For the present situation, the conditions ${\mathcal P}(x=0) \rightarrow 0$, ${\mathcal P}(x=L) \rightarrow 0$ mean that the wave function (complex amplitude) $\Psi(x)$ must go to zero at the points $x=0$ and $x=L$, corresponding to fixed boundary conditions. We already found the normal mode solutions for such boundary conditions to be $y(x,t)=A_0 \sin(k_n x) \cos(\omega t)$, where every point under goes simple harmonic motion in phase at the same frequency, and

$$k_n=\frac{\pi}{L} n \mbox{\ \ \ ; $n=1, 2, 3, {\ldots}$}$$ (12)

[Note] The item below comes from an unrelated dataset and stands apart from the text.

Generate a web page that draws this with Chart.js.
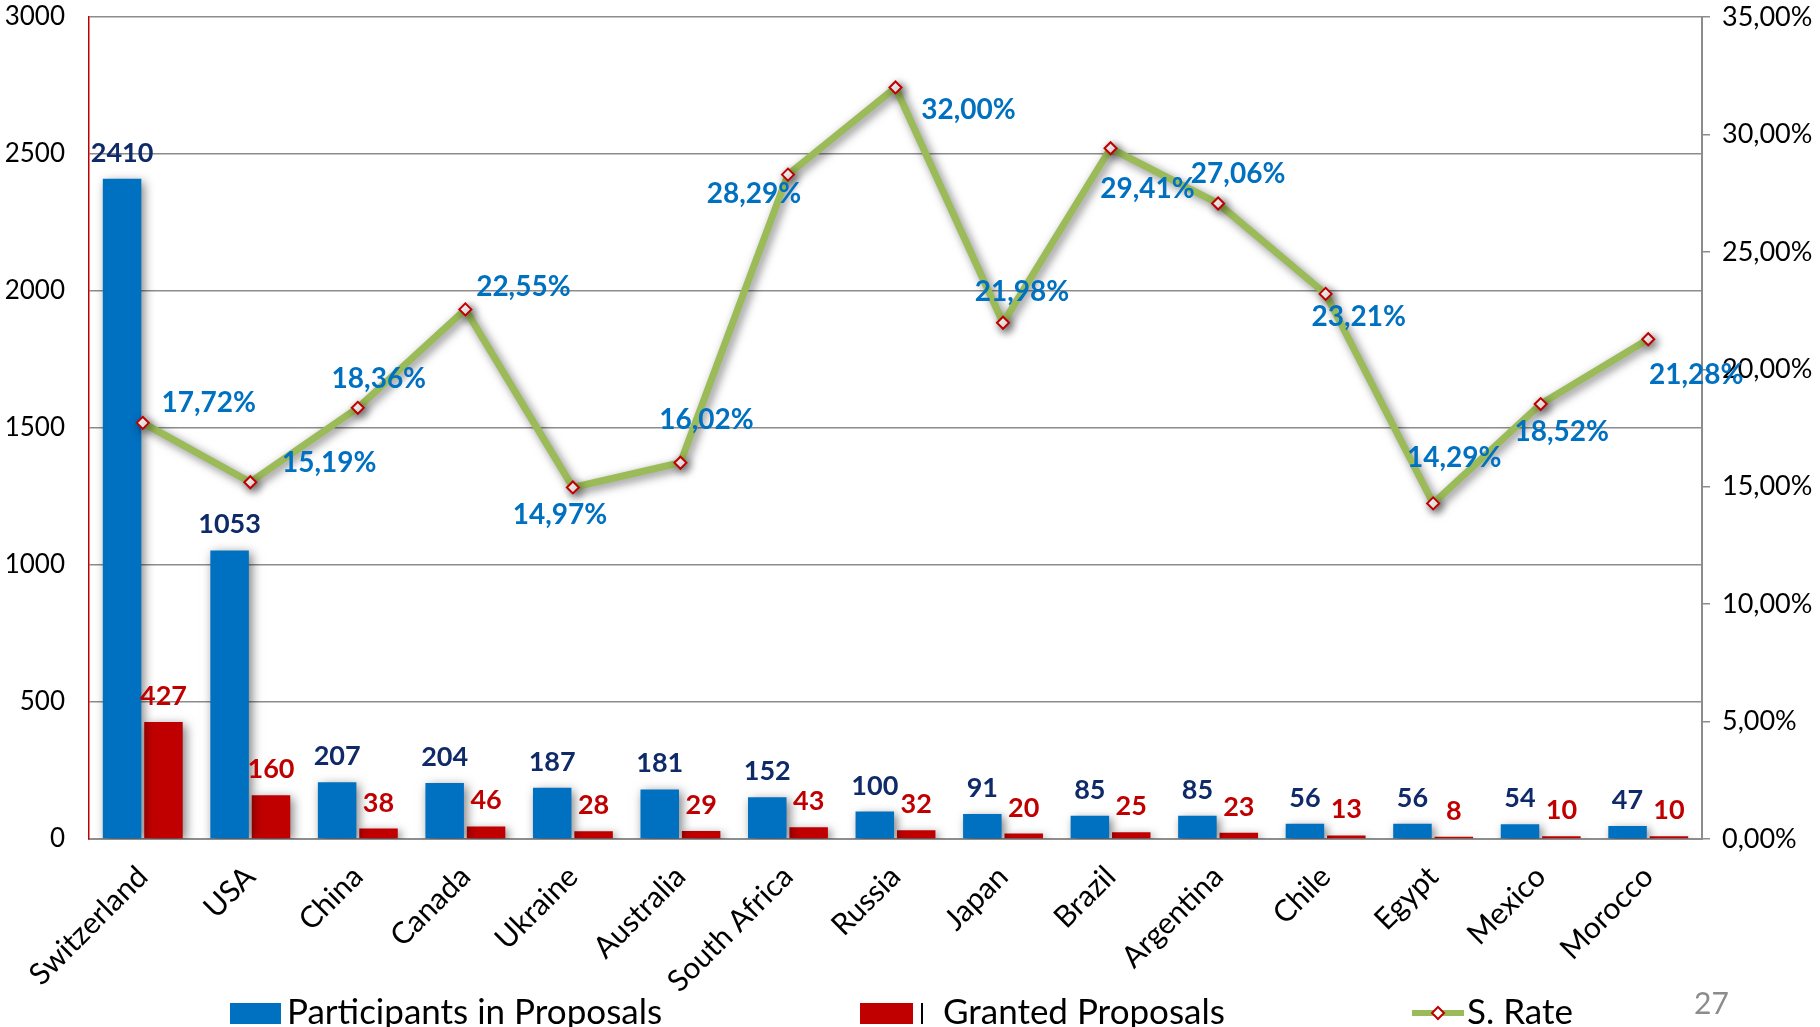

Rewriting this in the complex representation, we have $y(x,t) = \mbox{Re\,}\left(A_0 \sin(k_n x) e^{-i \omega t}\right)$ so that the complex amplitude for the n$^{th}$ mode is $\underline{A}(x) = A_0 \sin(k_n x)$. Correspondingly, we expect the probability of finding a particle in a box in one of these ``normal mode'' states to be given by Eq. (11) with

$$\Psi_n(x) = A_0 \sin(k_n x),$$ (13)

where Eq. (12) determines $k_n$.

Having found for each normal mode $n$ the probability of finding the particle at different points $x$, we next ask for the momentum of the particle. The de Broglie relation gives the magnitude as $p=\hbar k_n$, but momentum is a vector the de Broglie relation says nothing about the direction or sign of $p$. To address this issue, we note that any standing wave can be written as a sum of a forward and a backward traveling wave. Mathematically, we can rewrite the solution Eq. (13) using Euler's formula to find

$$\Psi_n(x) = A_0 \frac{e^{+i k_n x}-e^{-ik_n x}}{2i},$$ (14)

so that we see that the particle ``state'' consists of both a forward $+i k_n x$ and a backward $-i k_n x$ moving part, indicating that it is possible to find either possibility, $p=\pm \hbar k_n$. As probabilities in quantum mechanics are always given by intensities, to determine the probability for each of these two alternatives, we look at the factors multiplying the two component waves and take their square magnitude,

$${\mathcal P}_\pm \propto \left\vert \pm \frac{A_0}{2i} \right\vert^2 = \frac{\vert A_0\vert^2}{4}.$$ (15)

The two possibilities have equal intensities and thus are equally likely. The changes of finding $p=\pm \hbar k_n$ are 50%:50%.

Finally, we consider the energy of the particle in state $n$. This is tricky because we do not know where we will find the particle or what its momentum will be, and so we must consider all of the possibilities. The total energy is the sum of the potential and kinetic energies. Because the particle is always found in the allowed region $0<x<L$ where there is no force acting, the potential energy is always $U=0$. The kinetic energy is given by $KE=\frac{p^2}{2m}$ and the momentum will be either $\pm \hbar k_n$ so that the kinetic energy will also always have a single value, $KE=\frac{\hbar^2 k_n^2}{2m}$. Thus, although the position and momentum are uncertain, we always find a single, well defined value for the energy of

$$E_n=KE+U=\frac{(\pm \hbar k_n)^2}{2m}+0=\frac{\hbar^2 k_n^2}{2m}=\frac{\hbar^2 \pi^2}{2mL^2} n^2$$

when the particle is in state $n$.

Having a single, well-defined value for the energy turns out to be a general feature of particles in normal mode quantum states, and so these states are typically called ``energy states''. Ultimately, this feature results from the frequency-energy part of the de Broglie hypothesis. It arises from the fundamental property of normal modes that every point undergoes harmonic motion at the same frequency frequency, which the frequency-energy relation translates into a single, well-defined value for the energy.